On Fri, May 29, 2020 at 3:17 PM Sean Owen <sr...@gmail.com> wrote:

> If you load a file on your computer, that is unrelated to Spark.
> Whatever you load via Spark APIs will at some point live in memory on the
> Spark cluster, or the storage you back it with if you store it.
> Whether the cluster and storage are secure (like, ACLs / auth enabled) is
> up to whoever runs the cluster.
>
> On Fri, May 29, 2020 at 1:54 PM <wi...@gmail.com> wrote:
>
>> Hi Sean
>>
>> I mean that I won’t be opening up my client for any data breaches or
>> anything like that by connecting to Spark and loading in their data using
>> sparklyr in R studio.
>>
>> Connecting with spark and loading in a tsv file on my local computer is
>> secure correct?
>>
>>
>> Thanks
>>
>> Wilbert J. Seoane
>>
>> Sent from iPhone
>>
>> On May 29, 2020, at 11:25 AM, Sean Owen <sr...@gmail.com> wrote:
>>
>> 
>> What do you mean by secure here?
>>
>> On Fri, May 29, 2020 at 10:21 AM <wi...@gmail.com> wrote:
>>
>>> Hello,
>>>
>>> I plan to load in a local .tsv file from my hard drive using sparklyr
>>> (an R package). I have figured out how to do this already on small files.
>>>
>>> When I decide to receive my client’s large .tsv file, can I be confident
>>> that loading in data this way will be secure? I know that this creates a
>>> Spark connection to help process the data more quickly, but I want to
>>> verify that the data will be secure after loading it with the Spark
>>> connection and sparklyr.
>>>
>>>
>>> Thanks,
>>>
>>> Wilbert J. Seoane
>>>
>>> Sent from iPhone
>>> ---------------------------------------------------------------------
>>> To unsubscribe e-mail: user-unsubscribe@spark.apache.org
>>>
>>>

Re: Spark Security

Posted by Sean Owen <sr...@gmail.com>.
spark_read_csv() does not read locally; again it is using Spark to read it.
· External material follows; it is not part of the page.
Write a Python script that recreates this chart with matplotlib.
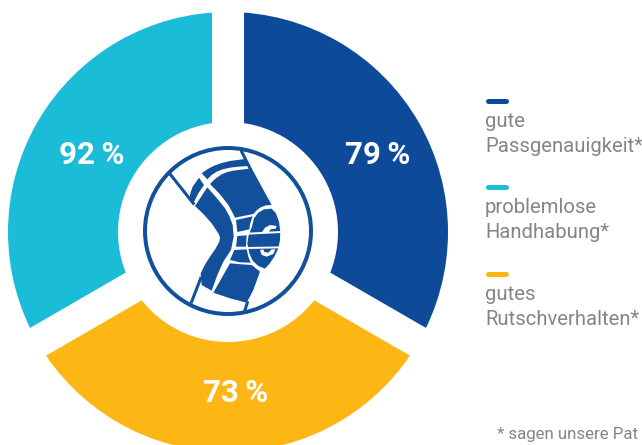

If you are literally running a local Spark cluster locally on your machine,
then all that is happening on your machine via Spark, because the
driver/executors are one local process.
Otherwise, it is running wherever the Spark cluster is running - some
machines within your org, or in the cloud, or wherever it was run. You
would be running a driver process somewhere else.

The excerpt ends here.